Effets de moins de 2%

Les résultats ont été minces: «La fortification des aliments avec les antibiotiques a eu des effets bénéfiques de moins de 2%» sur le gain de poids moyen quotidien des porcs et l'indice de conversion alimentaire, selon l'étude. Cet effet est jugé non significatif. En isolant la période de finition (quand les porcs pesaient de 82 à 113 kg), «les effets bénéfiques étaient un peu plus importants (2-3%), mais encore non significatifs», souligne le rapport.

L'utilisation des deux antimicrobiens n'a pas amélioré de façon significative le poids de la carcasse, le rendement en viande maigre ni même le revenu de vente des porcs. L'impact des facteurs de croissance antibiotiques serait supérieur dans les troupeaux victimes de problème infectieux, ce qui n'était pas le cas ici.

Et l'antibiorésistance, qui fait craindre le retour de grandes épidémies? Le rapport confirme que «les porcs sont porteurs de certaines bactéries résistantes aux antibiotiques». Mais il précise que «l'usage des antibiotiques comme facteurs de croissance dans un seul lot ne crée pas une pression suffisante pour sélectionner des souches résistantes».

Arrêter de donner des antibiotiques comme facteur de croissance ne serait pas une panacée. Cela «pourrait avoir certains effets localisés à court et à moyen terme», selon un récent rapport de l'Institut national de santé publique du Québec. Mais seuls 20% des antibiotiques que reçoivent les porcs visent à favoriser leur croissance; la majorité est utilisée pour des usages curatifs et préventifs.

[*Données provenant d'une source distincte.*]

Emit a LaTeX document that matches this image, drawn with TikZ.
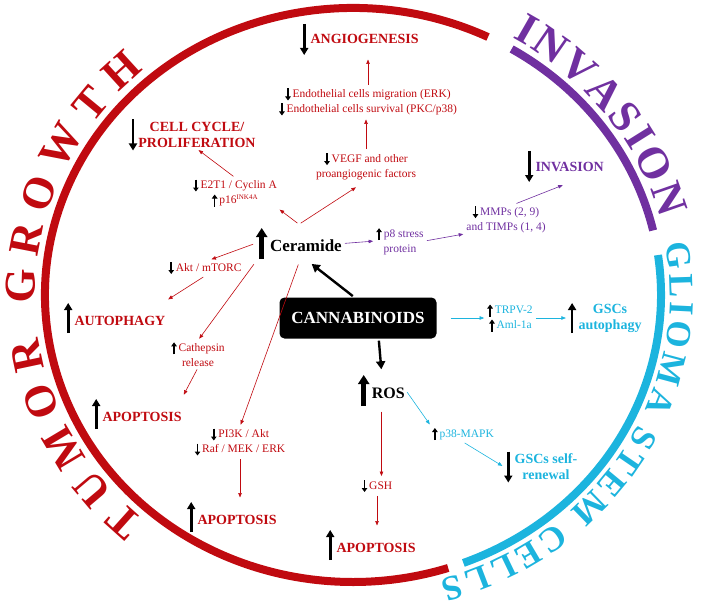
\documentclass[tikz,border=0pt]{standalone}
\usepackage{fontspec}
\setmainfont{Liberation Serif}
\usetikzlibrary{positioning}
\usetikzlibrary{arrows.meta}
\usetikzlibrary{decorations.text}
\definecolor{tred}{RGB}{192,10,16}
\definecolor{tpurple}{RGB}{112,48,160}
\definecolor{tcyan}{RGB}{28,180,222}
\tikzset{
  ind/.style={black,line width=1.5pt,-{Triangle[length=4pt,width=5.5pt]}},
  bigind/.style={black,line width=2.6pt,-{Triangle[length=7pt,width=8pt]}},
  hugeind/.style={black,line width=5pt,-{Triangle[length=9pt,width=11pt]}}
}
\newcommand{\inddn}{\tikz[baseline=0pt]\draw[ind] (0,9pt)--(0,-3pt);}
\newcommand{\indup}{\tikz[baseline=0pt]\draw[ind] (0,-3pt)--(0,9pt);}
\newcommand{\bigdn}{\tikz[baseline=0pt]\draw[bigind] (0,20pt)--(0,-11pt);}
\newcommand{\bigup}{\tikz[baseline=0pt]\draw[bigind] (0,-8pt)--(0,22pt);}
\newcommand{\hugeup}{\tikz[baseline=0pt]\draw[hugeind] (0,-8pt)--(0,23pt);}
\newcommand{\arcfont}{\fontsize{44}{44}\selectfont\bfseries}
\newcommand{\arcfontsm}{\fontsize{35}{35}\selectfont\bfseries}
\begin{document}
\begin{tikzpicture}
  [x=1pt,y=1pt,
   lab/.style={font=\fontsize{11.5}{15}\selectfont,inner sep=1pt,align=center},
   head/.style={font=\fontsize{14}{16}\selectfont\bfseries,inner sep=1pt,align=center},
   rarr/.style={tred,line width=0.6pt,-{Triangle[length=4.5pt,width=3.5pt]},shorten <=2pt,shorten >=2pt},
   parr/.style={rarr,tpurple},
   carr/.style={rarr,tcyan},
   karr/.style={black,line width=2.4pt,-{Triangle[length=8pt,width=9pt]},shorten <=2pt,shorten >=2pt},
   ring/.style={line width=8pt}]
  \useasboundingbox (0,0) rectangle (708,606);
  \coordinate (C) at (353,311);

  % rings
  \draw[ring,tred] (C) ++(64:308 and 287) arc[start angle=64,end angle=288,x radius=308,y radius=287];
  \draw[ring,tpurple] (C) ++(59:308 and 287) arc[start angle=59,end angle=13,x radius=308,y radius=287];
  \draw[ring,tcyan] (C) ++(8:308 and 287) arc[start angle=8,end angle=-69,x radius=308,y radius=287];
  \path[decorate,decoration={text along path,text={|\arcfont|TUMOR GROWTH},text color=tred,text align=fit to path}]
    (C) ++(229:318 and 298) arc[start angle=229,end angle=131,x radius=318,y radius=298];
  \path[decorate,decoration={text along path,text={|\arcfont|INVASION},text color=tpurple,text align=fit to path}]
    (C) ++(60:318 and 297) arc[start angle=60,end angle=15,x radius=318,y radius=297];
  \path[decorate,decoration={text along path,text={|\arcfontsm|GLIOMA STEM CELLS},text color=tcyan,text align=fit to path}]
    (C) ++(10:317 and 296) arc[start angle=10,end angle=-74,x radius=317,y radius=296];

  % centre
  \node (cannab) [fill=black,rounded corners=5pt,minimum width=157pt,minimum height=41pt,
    text=white,font=\fontsize{17}{17}\selectfont\bfseries] at (358,288) {CANNABINOIDS};
  \node (cer) [anchor=base west,inner sep=1pt,font=\fontsize{17}{17}\selectfont\bfseries] at (255,355) {\hugeup\,Ceramide};
  \node (ros) [anchor=base west,inner sep=1pt,font=\fontsize{16}{16}\selectfont\bfseries] at (357,208) {\hugeup\,ROS};

  % tumor growth
  \node (angio) [head,text=tred,anchor=base west] at (299,562) {\bigdn\,ANGIOGENESIS};
  \node (endo) [lab,text=tred] at (368,504) {\inddn\,Endothelial cells migration (ERK)\\\inddn\,Endothelial cells survival (PKC/p38)};
  \node (vegf) [lab,text=tred] at (366,440) {\inddn\,VEGF and other\\proangiogenic factors};
  \node (cc) [head,text=tred] at (197,471) {CELL CYCLE/\\PROLIFERATION};
  \node (ccind) [left=0pt of cc,inner sep=0pt] {\bigdn};
  \node (e2t1) [lab,text=tred] at (235,413) {\inddn\,E2T1 / Cyclin A\\\indup\,p16\textsuperscript{\fontsize{7}{7}\selectfont INK4A}};
  \node (akt) [lab,text=tred] at (205,338) {\inddn\,Akt / mTORC};
  \node (autoph) [head,text=tred,anchor=base west] at (63,281) {\bigup\,AUTOPHAGY};
  \node (cath) [lab,text=tred] at (198,252) {\indup\,Cathepsin\\release};
  \node (apop1) [head,text=tred,anchor=base west] at (91,185) {\bigup\,APOPTOSIS};
  \node (pi3k) [lab,text=tred] at (240,164) {\inddn\,PI3K / Akt\\\inddn\,Raf / MEK / ERK};
  \node (apop2) [head,text=tred,anchor=base west] at (186,82) {\bigup\,APOPTOSIS};
  \node (gsh) [lab,text=tred] at (377,120) {\inddn\,GSH};
  \node (apop3) [head,text=tred,anchor=base west] at (325,54) {\bigup\,APOPTOSIS};

  % invasion
  \node (p8) [lab,text=tpurple] at (400,365) {\indup\,p8 stress\\protein};
  \node (mmp) [lab,text=tpurple] at (506,387) {\inddn\,MMPs (2, 9)\\and TIMPs (1, 4)};
  \node (inv) [head,text=tpurple,anchor=base west] at (524,435) {\bigdn\,INVASION};

  % glioma stem cells
  \node (trpv) [lab,text=tcyan,align=left] at (510,288) {\indup\,TRPV-2\\\,\indup\,Aml-1a};
  \node (gscsa) [head,text=tcyan] at (610,288) {GSCs\\autophagy};
  \node (gscsaind) [left=1pt of gscsa,inner sep=0pt] {\bigup};
  \node (p38) [lab,text=tcyan] at (463,172) {\indup\,p38-MAPK};
  \node (gscsr) [head,text=tcyan] at (546,139) {GSCs self-\\renewal};
  \node (gscsrind) [left=1pt of gscsr,inner sep=0pt] {\bigdn};

  % connectors
  \draw[karr] (cannab.100) -- (cer.-60);
  \draw[karr] (cannab.-45) -- (ros.north);
  \draw[rarr] (endo.north) -- (endo.north |- angio.south);
  \draw[rarr] (vegf.north) -- (vegf.north |- endo.south);
  \draw[rarr] (e2t1.north) -- (cc.south);
  \draw[rarr] (cer.north) -- (e2t1.south east);
  \draw[rarr,shorten >=12pt] (cer.north) -- (vegf.south);
  \draw[rarr] (cer.west) -- (akt.60);
  \draw[rarr] (akt.south) -- (autoph.north east);
  \draw[rarr] (cer.south west) -- (cath.north);
  \draw[rarr] (cath.south) -- (apop1.north east);
  \draw[rarr] (cer.south) -- (pi3k.north);
  \draw[rarr] (pi3k.south) -- (pi3k.south |- apop2.north);
  \draw[rarr] (ros.south) -- (ros.south |- gsh.north);
  \draw[rarr] (gsh.south) -- (gsh.south |- apop3.north);
  \draw[parr] (cer.east) -- (p8.west);
  \draw[parr] (p8.east) -- (mmp.south west);
  \draw[parr] (mmp.60) -- (inv.south);
  \draw[carr,shorten <=14pt] (cannab.east) -- (trpv.west);
  \draw[carr] (trpv.east) -- (gscsaind.west);
  \draw[carr] (ros.east) -- (p38.north west);
  \draw[carr] (p38.south) -- (gscsrind.west);
\end{tikzpicture}
\end{document}
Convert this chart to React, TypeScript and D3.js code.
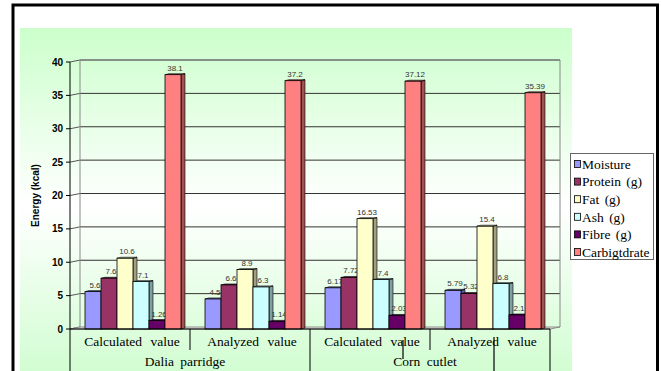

Le Québec a produit 7,8 millions de porcs en 2009. «Chaque producteur travaille avec son vétérinaire pour déterminer le choix des médicaments qu'il doit donner ou non, a indiqué Nathalie Hansen, directrice des communications de la Fédération des producteurs de porcs du Québec. Cela dit, les médicaments font l'objet d'ordonnance et sont homologués par Santé Canada. Ils sont utilisés pour favoriser la santé de la flore intestinale des porcs. Ils permettent aux porcs d'ingérer plus efficacement les aliments.» Des croyances encore bien ancrées.